Hannover ups forecast following 3Qs; shares fall
German reinsurer Hannover Re reported a “gratifying” third quarter result in which the group posted net income of EUR123.5mn.
But shares in the company fell more than 2 percent to EUR33.22 on the day (14 November) with investors disappointed about the full-year profit forecast that was upped by a relatively modest EUR30mn to EUR480mn.
Hannover Re was the latest reinsurer to benefit from the low claims environment that has seen industry players post strong quarterly earnings and also increase their full year outlooks.
Nonetheless, at EUR380.1mn, the group’s net income is up over 500 percent from the EUR61.9mn Hannover reported in the prior-year period.

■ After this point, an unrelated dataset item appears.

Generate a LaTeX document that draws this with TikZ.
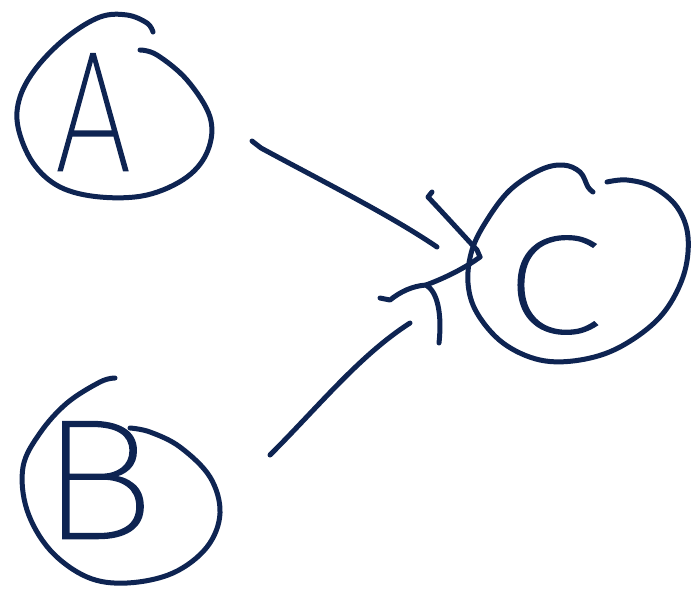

“With our interim result we have put in place a strong platform for revising upwards and framing in more concrete terms our originally envisaged profit target for the full financial year - namely a return on equity of at least 15 percent. Against this backdrop we now anticipate a return on equity comfortably in excess of 15 percent and group net income of around EUR480mn or earnings of roughly EUR4 a share,” explained Hannover CEO Wilhelm Zeller.
The group’s return on equity was 18.3 percent after tax for the third quarter and 18.6 percent for the first nine months of 2006.
The company’s gross written premiums were down 4.1 percent for the quarter at EUR2.4bn and up 4.3 percent for the year to 30 September at EUR7.65bn. Net premiums earned were down 0.8 percent to EUR1.9bn during the third quarter and up 6.4 year for the year at EUR5.95bn.
“All underwriting business groups lived up to or indeed surpassed our expectations and delivered a healthy profit contribution,” added Zeller.
The company said that major losses in property and casualty reinsurance were only 3.1 percent of net premium, which underpinned a quarterly net income of EUR100.6mn, against a loss of EUR160.7mn last year. For the year so far the property and casualty reinsurance segment reported growth of almost 700 percent from EUR33.7mn in 2005 to EUR268.1mn.
However analyst William Hawkins of Keefe, Bruyette & Woods was bearish on the property and casualty division’s result.
He said: “The 97.2 percent 3Q06 combined ratio is slightly lower than expectations and there is a negligible impact from large losses (EUR12.1mn or 1.2 percentage points). We are not surprised that Hannover Re has not changed its much discussed policy of booking its normalised 8 percent catastrophe loading in spite of actual loss experience; however, we expect this to be a further focus of attention today (‘what are you doing with the profits?’)”.
Hawkins continued by pointing to the contributions from investments: “The main driver of the beat in non-life is actually the investment return, which at EUR210mn in 3Q06 is well ahead of our EUR123mn expectation and the run-rate implied by the EUR241mn return in 1H06. We believe that this is attributable to higher-than-expected unrealised capital gains”.
Hawkins was more upbeat about the group’s life reinsurance segment, adding: “EUR30mn of operating profit was in line with expectations and the 6.4 percent margin in 9M06 makes the 5 percent target for the full year look undemanding”.
Hawkins concluded: “We view these results as in line, with raised guidance that should not come as too much of a surprise to close Hannover Re-watchers.”